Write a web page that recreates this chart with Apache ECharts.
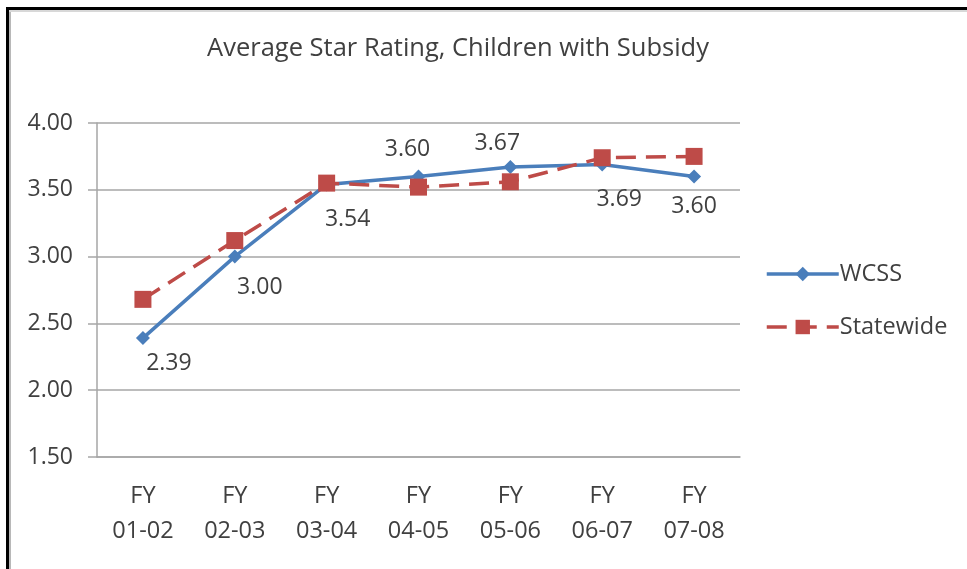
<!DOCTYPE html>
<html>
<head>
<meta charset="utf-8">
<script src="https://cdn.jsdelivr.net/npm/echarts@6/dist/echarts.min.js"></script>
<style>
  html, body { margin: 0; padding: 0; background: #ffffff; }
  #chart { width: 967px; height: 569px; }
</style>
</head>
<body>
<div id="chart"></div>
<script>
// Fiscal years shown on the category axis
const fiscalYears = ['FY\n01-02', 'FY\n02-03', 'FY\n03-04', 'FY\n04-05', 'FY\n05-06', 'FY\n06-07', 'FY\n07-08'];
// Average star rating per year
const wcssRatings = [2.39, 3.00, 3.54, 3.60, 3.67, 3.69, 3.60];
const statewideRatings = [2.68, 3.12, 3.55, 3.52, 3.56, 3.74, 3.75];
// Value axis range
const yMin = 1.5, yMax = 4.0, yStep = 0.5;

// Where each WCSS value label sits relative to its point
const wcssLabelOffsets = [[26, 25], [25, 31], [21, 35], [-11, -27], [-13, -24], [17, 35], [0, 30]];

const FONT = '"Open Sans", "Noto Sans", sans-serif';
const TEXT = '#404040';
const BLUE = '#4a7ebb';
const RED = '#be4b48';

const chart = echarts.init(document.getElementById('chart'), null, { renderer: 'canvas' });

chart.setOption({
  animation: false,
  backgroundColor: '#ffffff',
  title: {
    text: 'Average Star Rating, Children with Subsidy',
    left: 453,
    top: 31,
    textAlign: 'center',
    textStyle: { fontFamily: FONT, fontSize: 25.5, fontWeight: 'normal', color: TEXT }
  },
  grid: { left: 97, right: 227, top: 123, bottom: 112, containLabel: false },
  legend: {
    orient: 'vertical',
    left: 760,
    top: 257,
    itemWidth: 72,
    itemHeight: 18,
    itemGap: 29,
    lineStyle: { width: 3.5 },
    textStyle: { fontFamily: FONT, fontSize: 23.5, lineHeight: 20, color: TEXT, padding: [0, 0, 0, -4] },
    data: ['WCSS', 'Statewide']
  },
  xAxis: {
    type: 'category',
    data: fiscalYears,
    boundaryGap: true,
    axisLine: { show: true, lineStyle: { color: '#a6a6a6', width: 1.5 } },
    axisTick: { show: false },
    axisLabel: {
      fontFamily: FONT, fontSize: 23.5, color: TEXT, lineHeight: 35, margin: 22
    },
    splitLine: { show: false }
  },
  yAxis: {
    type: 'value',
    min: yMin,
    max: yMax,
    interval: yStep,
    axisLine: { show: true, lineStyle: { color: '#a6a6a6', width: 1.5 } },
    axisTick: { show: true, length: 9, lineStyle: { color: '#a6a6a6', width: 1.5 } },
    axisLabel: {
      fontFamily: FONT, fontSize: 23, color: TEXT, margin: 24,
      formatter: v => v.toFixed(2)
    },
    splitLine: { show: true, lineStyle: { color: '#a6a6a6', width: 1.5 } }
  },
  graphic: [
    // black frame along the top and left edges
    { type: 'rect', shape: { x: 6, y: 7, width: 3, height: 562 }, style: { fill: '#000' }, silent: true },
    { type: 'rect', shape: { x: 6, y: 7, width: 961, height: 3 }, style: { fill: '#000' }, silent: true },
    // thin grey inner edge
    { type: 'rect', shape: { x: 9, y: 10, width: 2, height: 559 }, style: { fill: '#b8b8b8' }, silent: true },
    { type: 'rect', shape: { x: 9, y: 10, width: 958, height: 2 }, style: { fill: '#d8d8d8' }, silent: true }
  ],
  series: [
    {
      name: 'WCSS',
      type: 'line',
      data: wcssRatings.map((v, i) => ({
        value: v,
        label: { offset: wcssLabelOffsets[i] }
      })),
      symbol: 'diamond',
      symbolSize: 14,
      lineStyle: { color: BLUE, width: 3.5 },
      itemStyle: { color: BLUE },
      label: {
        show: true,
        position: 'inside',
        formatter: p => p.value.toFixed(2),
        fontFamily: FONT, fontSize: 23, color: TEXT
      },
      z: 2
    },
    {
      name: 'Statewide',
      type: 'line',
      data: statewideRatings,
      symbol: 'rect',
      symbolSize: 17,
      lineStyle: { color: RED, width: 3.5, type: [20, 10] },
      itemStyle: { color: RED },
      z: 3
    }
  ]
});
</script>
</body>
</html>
******************************
Set the listing down in full and exactly. Pictures within it should not appear in the copy.

● Solution to this exercise
Write a web page that recreates this chart with Apache ECharts.
<!DOCTYPE html>
<html>
<head>
<meta charset="utf-8">
<script src="https://cdn.jsdelivr.net/npm/echarts@6/dist/echarts.min.js"></script>
<style>
  html, body { margin: 0; padding: 0; background: #ffffff; }
  #chart { width: 967px; height: 569px; }
</style>
</head>
<body>
<div id="chart"></div>
<script>
// Fiscal years shown on the category axis
const fiscalYears = ['FY\n01-02', 'FY\n02-03', 'FY\n03-04', 'FY\n04-05', 'FY\n05-06', 'FY\n06-07', 'FY\n07-08'];
// Average star rating per year
const wcssRatings = [2.39, 3.00, 3.54, 3.60, 3.67, 3.69, 3.60];
const statewideRatings = [2.68, 3.12, 3.55, 3.52, 3.56, 3.74, 3.75];
// Value axis range
const yMin = 1.5, yMax = 4.0, yStep = 0.5;

// Where each WCSS value label sits relative to its point
const wcssLabelOffsets = [[26, 25], [25, 31], [21, 35], [-11, -27], [-13, -24], [17, 35], [0, 30]];

const FONT = '"Open Sans", "Noto Sans", sans-serif';
const TEXT = '#404040';
const BLUE = '#4a7ebb';
const RED = '#be4b48';

const chart = echarts.init(document.getElementById('chart'), null, { renderer: 'canvas' });

chart.setOption({
  animation: false,
  backgroundColor: '#ffffff',
  title: {
    text: 'Average Star Rating, Children with Subsidy',
    left: 453,
    top: 31,
    textAlign: 'center',
    textStyle: { fontFamily: FONT, fontSize: 25.5, fontWeight: 'normal', color: TEXT }
  },
  grid: { left: 97, right: 227, top: 123, bottom: 112, containLabel: false },
  legend: {
    orient: 'vertical',
    left: 760,
    top: 257,
    itemWidth: 72,
    itemHeight: 18,
    itemGap: 29,
    lineStyle: { width: 3.5 },
    textStyle: { fontFamily: FONT, fontSize: 23.5, lineHeight: 20, color: TEXT, padding: [0, 0, 0, -4] },
    data: ['WCSS', 'Statewide']
  },
  xAxis: {
    type: 'category',
    data: fiscalYears,
    boundaryGap: true,
    axisLine: { show: true, lineStyle: { color: '#a6a6a6', width: 1.5 } },
    axisTick: { show: false },
    axisLabel: {
      fontFamily: FONT, fontSize: 23.5, color: TEXT, lineHeight: 35, margin: 22
    },
    splitLine: { show: false }
  },
  yAxis: {
    type: 'value',
    min: yMin,
    max: yMax,
    interval: yStep,
    axisLine: { show: true, lineStyle: { color: '#a6a6a6', width: 1.5 } },
    axisTick: { show: true, length: 9, lineStyle: { color: '#a6a6a6', width: 1.5 } },
    axisLabel: {
      fontFamily: FONT, fontSize: 23, color: TEXT, margin: 24,
      formatter: v => v.toFixed(2)
    },
    splitLine: { show: true, lineStyle: { color: '#a6a6a6', width: 1.5 } }
  },
  graphic: [
    // black frame along the top and left edges
    { type: 'rect', shape: { x: 6, y: 7, width: 3, height: 562 }, style: { fill: '#000' }, silent: true },
    { type: 'rect', shape: { x: 6, y: 7, width: 961, height: 3 }, style: { fill: '#000' }, silent: true },
    // thin grey inner edge
    { type: 'rect', shape: { x: 9, y: 10, width: 2, height: 559 }, style: { fill: '#b8b8b8' }, silent: true },
    { type: 'rect', shape: { x: 9, y: 10, width: 958, height: 2 }, style: { fill: '#d8d8d8' }, silent: true }
  ],
  series: [
    {
      name: 'WCSS',
      type: 'line',
      data: wcssRatings.map((v, i) => ({
        value: v,
        label: { offset: wcssLabelOffsets[i] }
      })),
      symbol: 'diamond',
      symbolSize: 14,
      lineStyle: { color: BLUE, width: 3.5 },
      itemStyle: { color: BLUE },
      label: {
        show: true,
        position: 'inside',
        formatter: p => p.value.toFixed(2),
        fontFamily: FONT, fontSize: 23, color: TEXT
      },
      z: 2
    },
    {
      name: 'Statewide',
      type: 'line',
      data: statewideRatings,
      symbol: 'rect',
      symbolSize: 17,
      lineStyle: { color: RED, width: 3.5, type: [20, 10] },
      itemStyle: { color: RED },
      z: 3
    }
  ]
});
</script>
</body>
</html>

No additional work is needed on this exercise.